Coupling between a deuteron and a lattice

TL;DR

This paper explores a novel lattice Hamiltonian linking electron and deuteron nuclear states, calculating the coupling matrix element for deuteron internal transitions to understand energy transfer mechanisms.

Contribution

It introduces a new fundamental lattice Hamiltonian incorporating nuclear-electronic coupling, with calculations based on the Hamada-Johnston model for deuteron states.

Findings

Coupling matrix element for deuteron states calculated as 2.98 x 10^{-3} M_J c \, \hat{P}_z.

Deuteron triplet states couple to a virtual singlet P state at 125 MeV.
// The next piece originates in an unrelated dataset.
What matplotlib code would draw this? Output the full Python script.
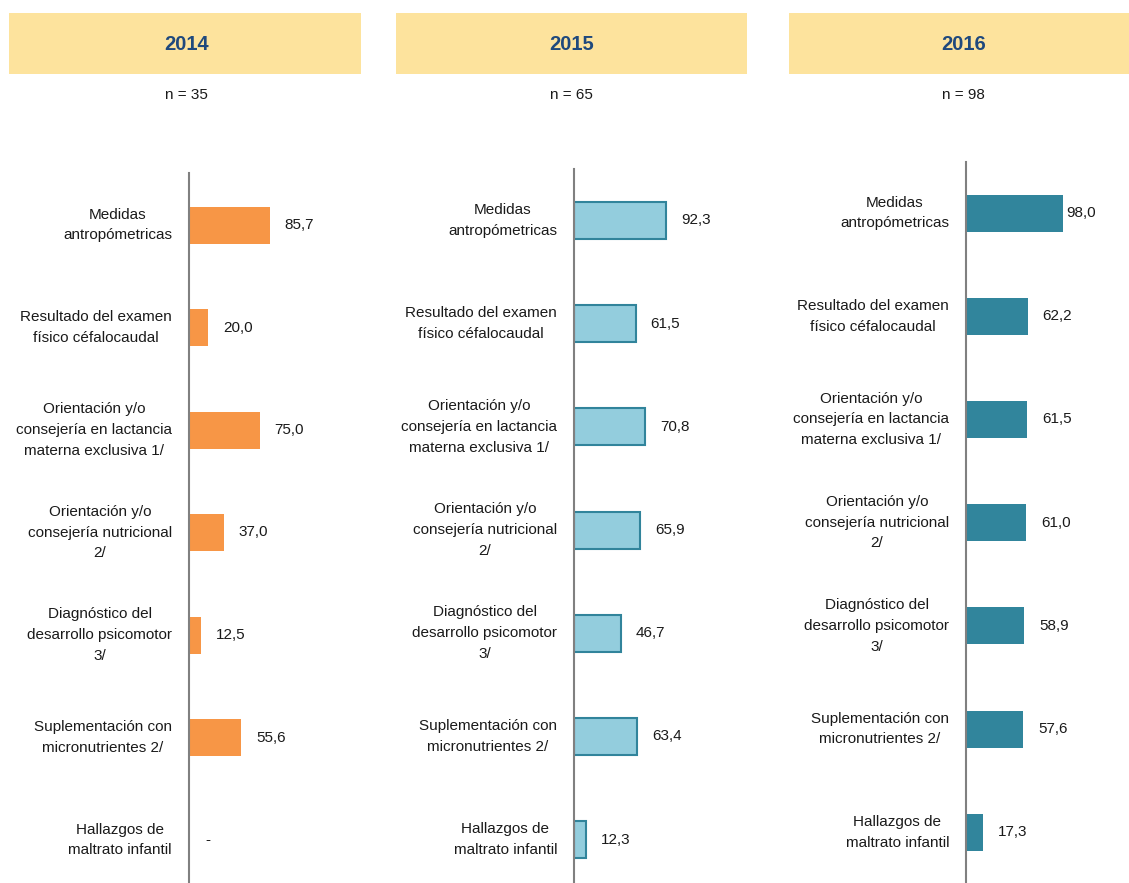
import matplotlib
matplotlib.use("Agg")
import matplotlib.pyplot as plt
from matplotlib.patches import Rectangle
from matplotlib import font_manager

# ---------------- data ----------------
categories = [
    "Medidas\nantropómetricas",
    "Resultado del examen\nfísico céfalocaudal",
    "Orientación y/o\nconsejería en lactancia\nmaterna exclusiva 1/",
    "Orientación y/o\nconsejería nutricional\n2/",
    "Diagnóstico del\ndesarrollo psicomotor\n3/",
    "Suplementación con\nmicronutrientes 2/",
    "Hallazgos de\nmaltrato infantil",
]
years = ["2014", "2015", "2016"]
n_values = [35, 65, 98]
values_2014 = [85.7, 20.0, 75.0, 37.0, 12.5, 55.6, 0.0]
values_2015 = [92.3, 61.5, 70.8, 65.9, 46.7, 63.4, 12.3]
values_2016 = [98.0, 62.2, 61.5, 61.0, 58.9, 57.6, 17.3]
series = [values_2014, values_2015, values_2016]

# ---------------- style / layout ----------------
W, H = 1129, 883
installed = {f.name for f in font_manager.fontManager.ttflist}
NARROW = "Liberation Sans Narrow" in installed
if NARROW:
    plt.rcParams["font.family"] = ["Liberation Sans Narrow", "Liberation Sans", "DejaVu Sans"]
    body_fs = 13
    head_fs = 17
    line_sp = 1.2
else:
    plt.rcParams["font.family"] = ["Liberation Sans", "DejaVu Sans"]
    body_fs = 11
    head_fs = 14.5
    line_sp = 1.62

bar_colors = ["#F79646", "#93CDDD", "#31859C"]
edge_colors = ["#F79646", "#31849B", "#31859C"]
header_color = "#FDE39D"
year_color = "#1F497D"
text_color = "#1A1A1A"

# panel geometry in pixels (from top-left)
axis_x = [189, 574, 966]
top_px = [173, 169, 162]
center0 = [225, 220.5, 213]
spacing = [102.5, 103.2, 103.2]
px_per_unit = [0.94, 1.0, 0.99]
xmax = [110, 110, 101]
header_x = [(9, 361), (396, 747), (789, W)]
header_y = (13, 74)
bar_h_px = 37

fig = plt.figure(figsize=(W / 100, H / 100), dpi=100)
fig.patch.set_facecolor("white")

for k in range(3):
    # header box
    x0, x1 = header_x[k]
    fig.add_artist(Rectangle((x0 / W, 1 - header_y[1] / H), (x1 - x0) / W,
                             (header_y[1] - header_y[0]) / H,
                             transform=fig.transFigure, facecolor=header_color,
                             edgecolor="none"))
    fig.text(axis_x[k] / W - 0.002, 1 - 44 / H, years[k], ha="center", va="center",
             fontsize=head_fs, fontweight="bold", color=year_color)
    fig.text(axis_x[k] / W - 0.002, 1 - 95 / H, f"n = {n_values[k]}", ha="center",
             va="center", fontsize=body_fs, color=text_color)

    # axes
    width_px = xmax[k] * px_per_unit[k]
    ax = fig.add_axes([axis_x[k] / W, 0, width_px / W, (H - top_px[k]) / H])
    i_top = (top_px[k] - center0[k]) / spacing[k]
    i_bot = (H - center0[k]) / spacing[k]
    ax.set_xlim(0, xmax[k])
    ax.set_ylim(i_bot, i_top)
    ax.patch.set_alpha(0)
    for s in ["top", "right", "bottom"]:
        ax.spines[s].set_visible(False)
    ax.spines["left"].set_color("#808080")
    ax.spines["left"].set_linewidth(1.5)
    ax.set_xticks([])
    ax.set_yticks([])

    vals = series[k]
    ypos = list(range(len(categories)))
    lw = 1.5 if k == 1 else 0
    ax.barh(ypos, vals, height=bar_h_px / spacing[k], color=bar_colors[k],
            edgecolor=edge_colors[k], linewidth=lw, zorder=2)

    for i, (cat, v) in enumerate(zip(categories, vals)):
        ax.annotate(cat, xy=(0, i), xytext=(-17, 0), textcoords="offset pixels",
                    ha="right", va="center", multialignment="center",
                    fontsize=body_fs, color=text_color, linespacing=line_sp,
                    annotation_clip=False)
        label = "-" if v == 0 else f"{v:.1f}".replace(".", ",")
        off = 16 if v == 0 else 15
        xt = min(v + off / px_per_unit[k], xmax[k])
        ax.text(xt, i, label, ha="left", va="center", fontsize=body_fs,
                color=text_color, clip_on=False)

fig.savefig("out.png", dpi=100, facecolor="white")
Potential connection between nuclear transitions and lattice vibrations suggested.

Abstract

We recently put forth a new fundamental lattice Hamiltonian based on an underlying picture of electrons and deuterons as elementary Dirac particles. Within this model there appears a term in which lattice vibrations are coupled to internal nuclear transitions. This is interesting as it has the potential to provide a connection between experiment and models that describe coherent energy transfer between two-level systems and an oscillator. In this work we describe a calculation of the coupling matrix element in the case of the deuteron based on the old empirical Hamada-Johnston model for the nucleon-nucleon interaction. The triplet S and D states of the the deuteron in the rest frame couples to a singlet P state through this new interaction. The singlet P state in this calculation is a virtual state with an energy of 125 MeV, and a coupling matrix element for $z$-directed motion given by $2.98 \times 10^{-3} ~M_J c \hat{P}_z$.